For much of my adult life, I lived as a human bridge and the primary architect of stability for others. I walked beside my newcomer husband through his settlement journey and raise my sons in a way that prioritized their sovereignty which often felt counter culture and lonely. I built expertise through my 25-year career in adult language acquisition supporting newcomers and refugees in their settlement, led a team of brilliant teachers and learned how to centre safety and community for my students.
Operating under the belief that my utility was my identity, I inherited a survival blueprint, familiar to many children of immigrants, that taught me the only purpose of the present is to create security for a future that assumes the worst-case scenario in all things.
This resulted in two decades oscillating between a state of functional freeze and fight/flight productivity, performing a life I wasn't actually inhabiting. Physically present, mentally sharp, but not in the felt experience of my life, I saw the world through a filter of fear.
I remained in that stasis until my body forced the issue. For many high-functioning women, this is a predictable threshold: a point where the system can no longer sustain the performance. It can look like burnout, sudden apathy or a "quiet quitting" of one's own life. For me, it was endometriosis and chronic back pain. They became the only language I had left to tell me that the life I had built didn't fit the woman I was longing to step into.
For someone whose value was tied to her utility, being unable to use my body to meet my responsibilities was intolerable. I had to face the frightening question of who I was if I could no longer show up as the hyper-capable woman I was in all of my relationships.
This collapse of my functional self was the start of a slow, intentional process of releasing my hold on the life I knew. I dove deeper into the world of mind-body health for my own healing and with a passion and hunger for understanding our human experience. My training became more formal and led me to entrepreneurship, coaching and conscious leadership and facilitation.
For several years, I navigated the tension of keeping one foot in my established career while starting over as a "nobody" in a new field. Eventually, I realized my career was the final vestige of that utility-first blueprint. I left it behind entirely to inhabit my own soul.
This was a total rupture of my identity. Choosing myself felt like a betrayal of everyone who relied on me. The internal map I had used to navigate the world for decades no longer pointed the way. It wasn't a midlife crisis; it was a complete unraveling and reconstruction.

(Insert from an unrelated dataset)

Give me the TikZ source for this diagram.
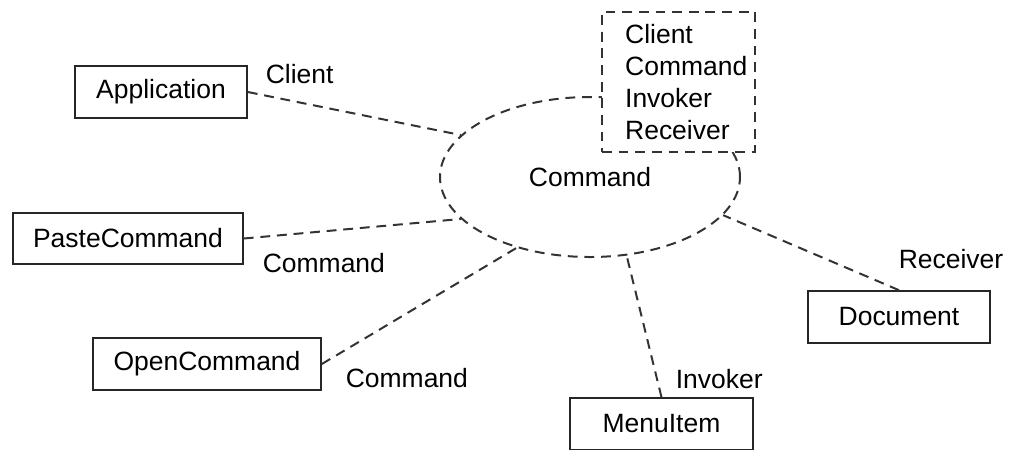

My work today is built on a dual foundation. I am, in real time, surviving the dissolution of the woman I was taught to be while calling on my training in the somatic and philosophical frameworks required to navigate that dissolution safely.
Leaning on my lived and embodied process for healing, expansion and evolution, I help high-functioning, hyper-capable women reconcile the disorienting and often painful period following a big transition by initiating Grounded Expansion: an orientation to balance and a tending of mind, body, ego and spirit.
In this reorientation, we learn how to be in our messy human experience while simultaneously surrendering to something greater than ourselves which anchors us in meaning. When we find that sacred integration, we stop shrinking to fit roles that don't match who we are. We finally gain the courage to live life on our terms, and we blow open the potential for the life we get to create.